Like many a one-time high school student council president, I fancied myself an eventual contender for the real Presidency, and so I loaded up on histories of American presidential campaigns. Chief among these selections was Theodore White’s classic The Making of the President series, leading off with his groundbreaking account of the 1960 Kennedy-Nixon campaign. I remember how delighted I was to assemble the complete series in hard cover for about five bucks. That summer I would devour the books while daydreaming of someday running for office.
During college, the book sale became an annual pilgrimage. In fact, until I moved to New York to attend law school, I made return visits every summer.
I recall a trip to the book sale with one of my college buddies. We drove there in his tiny Volkswagen Beetle, and we bought so many books that we had to open the hood and cover the top of the engine with our finds. I have no idea if we risked an engine fire in doing so, but the books made it back to campus safely!
When I was in the market for a condo some eight years ago, the broker I worked with remarked that I was her first client ever to ask about how a given unit would accommodate rows of bookshelves! I can blame the Brandeis used book sale for sending me down that path toward geekdom.

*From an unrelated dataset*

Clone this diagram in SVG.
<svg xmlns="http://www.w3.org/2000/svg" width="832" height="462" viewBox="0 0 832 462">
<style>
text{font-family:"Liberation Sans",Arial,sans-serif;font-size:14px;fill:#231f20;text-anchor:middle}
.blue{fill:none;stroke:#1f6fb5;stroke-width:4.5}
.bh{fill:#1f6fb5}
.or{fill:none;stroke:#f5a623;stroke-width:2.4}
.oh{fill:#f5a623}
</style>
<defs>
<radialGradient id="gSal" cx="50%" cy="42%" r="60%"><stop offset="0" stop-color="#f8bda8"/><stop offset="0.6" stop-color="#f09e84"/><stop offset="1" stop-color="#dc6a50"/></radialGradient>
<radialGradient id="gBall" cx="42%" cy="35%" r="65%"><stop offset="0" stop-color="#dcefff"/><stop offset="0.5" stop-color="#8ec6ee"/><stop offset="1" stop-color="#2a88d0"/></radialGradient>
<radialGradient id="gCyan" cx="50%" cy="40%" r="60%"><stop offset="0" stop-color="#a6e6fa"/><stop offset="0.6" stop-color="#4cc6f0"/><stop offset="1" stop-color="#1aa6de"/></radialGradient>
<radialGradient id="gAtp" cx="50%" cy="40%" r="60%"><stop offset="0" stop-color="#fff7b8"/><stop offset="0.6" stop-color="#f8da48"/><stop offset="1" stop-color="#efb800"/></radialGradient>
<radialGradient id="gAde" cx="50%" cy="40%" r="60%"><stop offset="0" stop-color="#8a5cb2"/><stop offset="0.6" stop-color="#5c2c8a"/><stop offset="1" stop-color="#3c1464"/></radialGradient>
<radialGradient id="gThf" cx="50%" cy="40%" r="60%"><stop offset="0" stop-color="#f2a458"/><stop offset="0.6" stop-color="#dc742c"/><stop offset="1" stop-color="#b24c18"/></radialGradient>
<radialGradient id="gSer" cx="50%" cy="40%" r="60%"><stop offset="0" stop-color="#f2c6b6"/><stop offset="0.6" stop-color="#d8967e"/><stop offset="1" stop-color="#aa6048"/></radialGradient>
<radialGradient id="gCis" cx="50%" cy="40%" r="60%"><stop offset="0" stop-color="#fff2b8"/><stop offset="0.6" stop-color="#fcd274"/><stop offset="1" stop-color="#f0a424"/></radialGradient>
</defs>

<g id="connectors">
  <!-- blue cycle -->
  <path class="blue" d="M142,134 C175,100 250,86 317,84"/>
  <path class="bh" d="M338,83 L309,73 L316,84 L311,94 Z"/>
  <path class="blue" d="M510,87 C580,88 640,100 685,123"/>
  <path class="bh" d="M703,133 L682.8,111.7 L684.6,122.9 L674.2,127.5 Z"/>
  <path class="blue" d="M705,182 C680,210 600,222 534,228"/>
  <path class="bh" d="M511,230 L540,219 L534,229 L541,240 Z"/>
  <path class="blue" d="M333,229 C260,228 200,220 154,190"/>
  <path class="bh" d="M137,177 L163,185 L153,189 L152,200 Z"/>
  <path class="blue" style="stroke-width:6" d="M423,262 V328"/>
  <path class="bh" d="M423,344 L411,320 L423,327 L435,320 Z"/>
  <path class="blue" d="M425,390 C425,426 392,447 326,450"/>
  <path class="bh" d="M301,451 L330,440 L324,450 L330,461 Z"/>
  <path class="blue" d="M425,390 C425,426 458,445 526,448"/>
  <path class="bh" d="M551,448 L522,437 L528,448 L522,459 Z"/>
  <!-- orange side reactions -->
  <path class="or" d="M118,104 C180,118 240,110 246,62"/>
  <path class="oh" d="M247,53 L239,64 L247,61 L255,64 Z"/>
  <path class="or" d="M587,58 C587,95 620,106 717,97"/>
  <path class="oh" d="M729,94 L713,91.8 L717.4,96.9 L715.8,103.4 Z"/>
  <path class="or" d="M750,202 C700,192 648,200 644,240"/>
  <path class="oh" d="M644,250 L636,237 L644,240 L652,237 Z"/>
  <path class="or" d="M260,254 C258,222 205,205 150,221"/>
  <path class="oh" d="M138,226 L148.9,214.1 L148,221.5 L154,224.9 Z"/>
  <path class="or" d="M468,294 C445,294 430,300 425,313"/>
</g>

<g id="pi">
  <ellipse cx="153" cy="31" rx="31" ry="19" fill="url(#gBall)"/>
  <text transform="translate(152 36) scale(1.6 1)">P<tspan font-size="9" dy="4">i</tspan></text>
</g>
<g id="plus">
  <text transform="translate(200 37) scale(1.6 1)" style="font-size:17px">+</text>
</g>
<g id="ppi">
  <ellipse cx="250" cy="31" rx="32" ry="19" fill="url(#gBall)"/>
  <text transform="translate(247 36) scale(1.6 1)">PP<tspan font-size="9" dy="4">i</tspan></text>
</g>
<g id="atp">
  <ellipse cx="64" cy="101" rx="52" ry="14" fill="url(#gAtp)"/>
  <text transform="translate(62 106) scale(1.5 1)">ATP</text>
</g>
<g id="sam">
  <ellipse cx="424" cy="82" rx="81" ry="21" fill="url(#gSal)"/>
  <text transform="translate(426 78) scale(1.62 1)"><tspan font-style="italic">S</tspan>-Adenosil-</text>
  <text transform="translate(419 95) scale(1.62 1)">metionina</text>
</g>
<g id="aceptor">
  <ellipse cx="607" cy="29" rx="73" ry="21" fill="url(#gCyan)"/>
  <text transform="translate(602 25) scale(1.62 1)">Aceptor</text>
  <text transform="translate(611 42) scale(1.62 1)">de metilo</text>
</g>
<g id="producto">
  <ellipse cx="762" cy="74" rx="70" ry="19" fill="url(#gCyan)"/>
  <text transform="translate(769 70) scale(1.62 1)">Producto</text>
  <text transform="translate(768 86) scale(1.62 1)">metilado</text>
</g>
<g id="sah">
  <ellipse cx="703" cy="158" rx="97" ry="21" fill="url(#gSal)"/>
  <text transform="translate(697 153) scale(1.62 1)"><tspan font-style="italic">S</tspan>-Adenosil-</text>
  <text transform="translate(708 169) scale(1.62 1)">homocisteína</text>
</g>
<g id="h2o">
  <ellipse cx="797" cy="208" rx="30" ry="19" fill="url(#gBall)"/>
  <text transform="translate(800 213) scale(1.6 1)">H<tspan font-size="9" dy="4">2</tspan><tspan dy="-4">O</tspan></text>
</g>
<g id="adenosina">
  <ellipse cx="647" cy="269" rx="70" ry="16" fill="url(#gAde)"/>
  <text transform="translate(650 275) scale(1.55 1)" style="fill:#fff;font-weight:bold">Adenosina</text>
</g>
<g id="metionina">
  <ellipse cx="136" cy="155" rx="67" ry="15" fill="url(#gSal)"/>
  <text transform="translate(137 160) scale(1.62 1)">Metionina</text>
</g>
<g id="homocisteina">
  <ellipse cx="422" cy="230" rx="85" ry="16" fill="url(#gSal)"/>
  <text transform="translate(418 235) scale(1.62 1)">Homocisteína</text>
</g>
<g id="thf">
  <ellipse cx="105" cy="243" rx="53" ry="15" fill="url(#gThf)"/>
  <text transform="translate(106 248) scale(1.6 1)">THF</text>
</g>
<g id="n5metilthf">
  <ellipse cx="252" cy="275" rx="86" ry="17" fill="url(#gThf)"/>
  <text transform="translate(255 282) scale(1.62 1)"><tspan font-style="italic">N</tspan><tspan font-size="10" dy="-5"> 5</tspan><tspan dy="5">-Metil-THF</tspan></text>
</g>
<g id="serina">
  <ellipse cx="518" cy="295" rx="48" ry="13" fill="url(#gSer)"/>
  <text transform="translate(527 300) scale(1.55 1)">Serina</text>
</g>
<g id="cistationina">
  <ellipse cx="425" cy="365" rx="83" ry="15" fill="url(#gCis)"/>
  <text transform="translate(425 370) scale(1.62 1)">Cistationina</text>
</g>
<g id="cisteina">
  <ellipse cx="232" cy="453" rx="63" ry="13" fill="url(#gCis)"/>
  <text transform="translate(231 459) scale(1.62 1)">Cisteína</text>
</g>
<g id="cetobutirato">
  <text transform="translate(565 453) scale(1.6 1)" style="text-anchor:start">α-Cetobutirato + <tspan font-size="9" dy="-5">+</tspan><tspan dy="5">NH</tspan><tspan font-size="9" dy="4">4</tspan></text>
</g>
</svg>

The library I have today is markedly different than the one I started during college. But one bookshelf in my condo contains a row of books about presidential campaigns, including The Making of the President series. My ambitions to run for office faded many years ago, but I’m still something of a political junkie. And while I have no idea whether I will read those books again, they stand as a wonderful reminder of the joys of discovering that huge tent full of used books, waiting to be explored.
This is the second of an ongoing series of posts on reading and books.